Un autre défi est de faciliter le développement des projets émergents, notamment en renforçant la solidarité entre structures et en facilitant l’accès aux financements. Léa nous explique :« Trop d’initiatives locales peinent à se pérenniser faute de ressources adaptées. C’est pourquoi nous devons composer avec les politiques locales, en légitimant notre action et en trouvant un langage commun avec les collectivités et les citoyens. »

Enfin, le cercle souhaite aussi encourager une dynamique d’ouverture des territoires. « Les coopérations entre l’Avesnois et la Thiérache illustrent cette volonté de décloisonner et d’expérimenter ensemble ». L’objectif est double : sensibiliser à la transition environnementale et sociétale portée par les tiers-lieux et renforcer leur impact en termes de création d’emplois dans l’ESS.

2024 : une dynamique bien lancée

Fin 2024, l’heure est au bilan : cinq rencontres collectives ont eu lieu, avec une présence régulière des membres. Petit à petit, Léa constate qu’un véritable « nous » émerge :

« Un signe fort de cette dynamique ? Les lieux ont commencé à se contacter directement entre eux. Le réseau a tissé des liens de confiance, et des projets de coopération voient le jour. Autre avancée encourageante : une ouverture progressive des intercommunalités à notre démarche. »

Côté défis, la principale difficulté reste le manque de temps. Les porteurs de lieux, déjà bien investis dans leurs projets, peinent à dégager des ressources pour structurer cette dynamique collective. À cela s’ajoute un contexte politique mouvant, qui peut ralentir certaines initiatives.

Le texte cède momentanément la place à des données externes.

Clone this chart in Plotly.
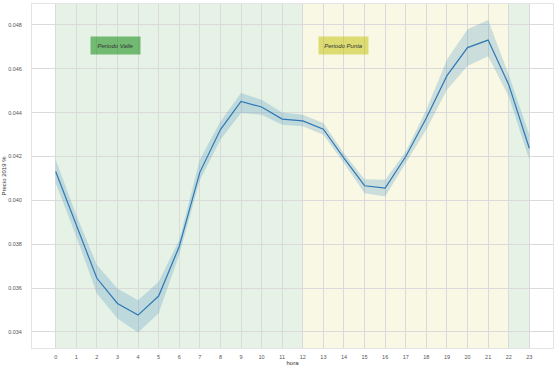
import plotly.graph_objects as go

hours = list(range(24))
precio = [0.04132, 0.03891, 0.03645, 0.03530, 0.03477, 0.03564, 0.03790, 0.04128,
          0.04323, 0.04451, 0.04426, 0.04371, 0.04363, 0.04325, 0.04193, 0.04067,
          0.04056, 0.04200, 0.04376, 0.04569, 0.04697, 0.04731, 0.04528, 0.04238]
ci_upper = [0.04185, 0.03934, 0.03706, 0.03598, 0.03545, 0.03629, 0.03820, 0.04187,
            0.04360, 0.04490, 0.04459, 0.04401, 0.04391, 0.04353, 0.04215, 0.04097,
            0.04094, 0.04223, 0.04414, 0.04643, 0.04780, 0.04823, 0.04573, 0.04299]
ci_lower = [0.04079, 0.03836, 0.03576, 0.03462, 0.03398, 0.03485, 0.03752, 0.04092,
            0.04277, 0.04399, 0.04391, 0.04345, 0.04338, 0.04300, 0.04170, 0.04033,
            0.04018, 0.04170, 0.04323, 0.04505, 0.04613, 0.04658, 0.04474, 0.04185]
y_ticks = [0.034, 0.036, 0.038, 0.040, 0.042, 0.044, 0.046, 0.048]
periods = [("valle", 0, 12), ("punta", 12, 22), ("valle", 22, 23)]
labels = [("Periodo Valle", 2.9, 0.04705, "valle"), ("Periodo Punta", 13.98, 0.04705, "punta")]

span_fill = {"valle": "rgba(0,128,0,0.1)", "punta": "rgba(191,191,0,0.1)"}
box_fill = {"valle": "rgba(0,128,0,0.5)", "punta": "rgba(191,191,0,0.5)"}

fig = go.Figure()
fig.add_trace(go.Scatter(x=hours, y=ci_upper, mode="lines", line=dict(width=0),
                         hoverinfo="skip", showlegend=False))
fig.add_trace(go.Scatter(x=hours, y=ci_lower, mode="lines", line=dict(width=0),
                         fill="tonexty", fillcolor="rgba(31,119,180,0.2)",
                         hoverinfo="skip", showlegend=False))
fig.add_trace(go.Scatter(x=hours, y=precio, mode="lines",
                         line=dict(color="#2f78b4", width=1.2), showlegend=False))

for kind, x0, x1 in periods:
    fig.add_shape(type="rect", xref="x", yref="paper", x0=x0, x1=x1, y0=0, y1=1,
                  fillcolor=span_fill[kind], line=dict(width=0), layer="between")

for text, xv, yv, kind in labels:
    fig.add_annotation(x=xv, y=yv, xref="x", yref="y", text="<i>" + text + "</i>",
                       showarrow=False, bgcolor=box_fill[kind], width=49, height=17,
                       borderpad=0, font=dict(size=6, color="#333333",
                                              family="Liberation Sans, Arial"))

fig.update_layout(
    width=558, height=371,
    margin=dict(l=32, r=5, t=4, b=23),
    plot_bgcolor="white", paper_bgcolor="white",
    font=dict(family="Liberation Sans, Arial", size=5.5, color="#555555"),
    showlegend=False,
)
fig.update_xaxes(range=[-1.15, 24.15], tickmode="array", tickvals=hours,
                 ticktext=[str(h) for h in hours], showgrid=True, gridcolor="#dadada",
                 gridwidth=1, zeroline=False, showline=True, linecolor="#e4e4e4",
                 mirror=True, ticks="", automargin=False, ticklabelstandoff=3,
                 tickfont=dict(size=5.5, color="#555555"),
                 title=dict(text="hora", font=dict(size=6, color="#333333"), standoff=2))
fig.update_yaxes(range=[0.03327, 0.048957], tickmode="array", tickvals=y_ticks,
                 ticktext=["%.3f" % v for v in y_ticks], showgrid=True,
                 gridcolor="#dadada", gridwidth=1, zeroline=False, showline=True,
                 linecolor="#e4e4e4", mirror=True, ticks="", automargin=False,
                 ticklabelstandoff=8,
                 tickfont=dict(size=5.5, color="#555555"),
                 title=dict(text="Precio 2019 %", font=dict(size=6, color="#333333"),
                            standoff=1))

fig.write_html("out.html", config={"displayModeBar": False},
               post_script="document.body.style.margin='0';document.body.style.padding='0';")
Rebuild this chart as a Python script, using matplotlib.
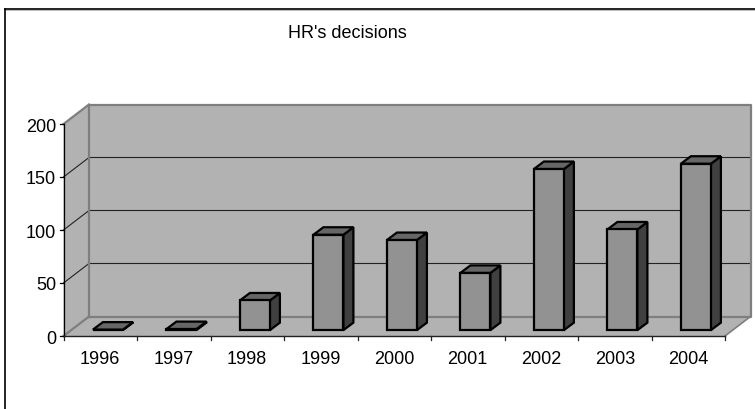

Les perspectives 2025 : consolider et structurer

Pour finir cet échange, Léa nous présente la vision du cercle en 2025 : « L’un des chantiers prioritaires de cette année 2025 sera de clarifier la raison d’être du cercle pour mieux aligner nos actions, renforcer notre impact et donner une direction claire à cette dynamique collective. Côté projets, voici nos différents axes de travail :

  • Continuer à sensibiliser et à nous faire connaître : nous avons envie de rassembler les habitant.es et créer des espaces de discussion sur la citoyenneté, en organisant par exemple, des temps forts dans des lieux ou dans le cadre des fêtes de village.
  • Renforcer les liens de proximité : l’un de nos membres souhaiterait créer un cercle sur le territoire de la Thiérache du Nord.
  • Créer des ponts avec d’autres acteurs de l’ESS : nous avons envie de renforcer la coopération avec des structures comme À Petits Pas, l’APES ou encore la Fabrique de Territoires. L’enjeu sera d’apprendre à mieux nous connaître, d’initier des synergies et d’améliorer notre coordination. 
  • Améliorer la communication entre nous, mais aussi vers l’extérieur : c’est un besoin qui s’est imposé naturellement dans le collectif. Comment pouvons-nous garder le lien entre les rencontres trimestrielles et créer des espaces d’échanges thématiques (numérique, culture, financements, gouvernance…) ? Nous avons aussi envie de rendre plus lisible, compréhensible le “qui on est” et “ce que l’on fait”. Cela pourrait passer par exemple par une la mise en place d’une communication externe partagée, avec une identité propre. Par ailleurs, la Communauté de Communes des 3 Rivières (CC3R) a pour projet de documenter notre aventure à travers un podcast. C’est une belle initiative qui nourrit autant le cercle que les tiers-lieux, en renforçant les connexions entre nous tout.es.

Enfin, l’ultime défi sera pérenniser le cercle au-delà du projet FEDER : pour ancrer cette dynamique dans la durée, il faut passer à l’action. Expérimenter, mesurer notre impact, montrer concrètement ce que cette mise en réseau apporte, y compris en dehors du cercle. Beaucoup d’acteurs sentent qu’il se passe quelque chose…nous devons continuer à faire ensemble».